Reinsdorf entrusted Williams and Hahn to oversee their deadline activity but decided to go in a different direction as they look to return to competitiveness. The club’s statement indicated they expect to have a new baseball operations leader in place by the end of the season. There’s no indication they’ll tab anyone to serve as GM on an interim basis, but Bruce Levine of 670 The Score notes that assistant GMs Chris Getz and Jeremy Haber will retain their positions.

Bob Nightengale of USA Today suggests that Getz could receive some consideration for the full-time GM job. It’s far too soon to identify any kind of front-runner, and it’s not clear if the White Sox will prioritize an in-house candidate or look outside the organization.

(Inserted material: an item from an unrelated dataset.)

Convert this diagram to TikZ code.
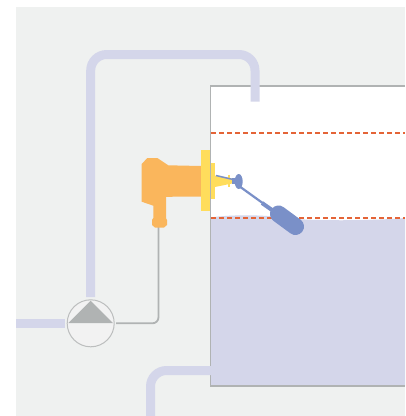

Whomever is tabbed as GM seems likely to work with manager Pedro Grifol; Nightengale notes that Chicago currently envisions retaining Grifol for a second season. The White Sox hired the former Royals’ catching coach last winter after Tony La Russa stepped down because of health reasons. The start of Grifol’s tenure hasn’t gone particularly smoothly. The club has the third-worst record in the American League at 49-76. Middleton and Lynn took aim at the Sox’s clubhouse culture after being traded elsewhere. Hahn defended Grifol’s leadership at the time, noting that overhauling an organizational culture can take some time.

Grifol and his coaching staff will focus on playing out the final few weeks of the season while Reinsdorf evaluates the franchise’s long-term plan. It’s the biggest front-office shakeup for the organization in more than two decades, one they hope will set the stage for more sustained success in the coming years.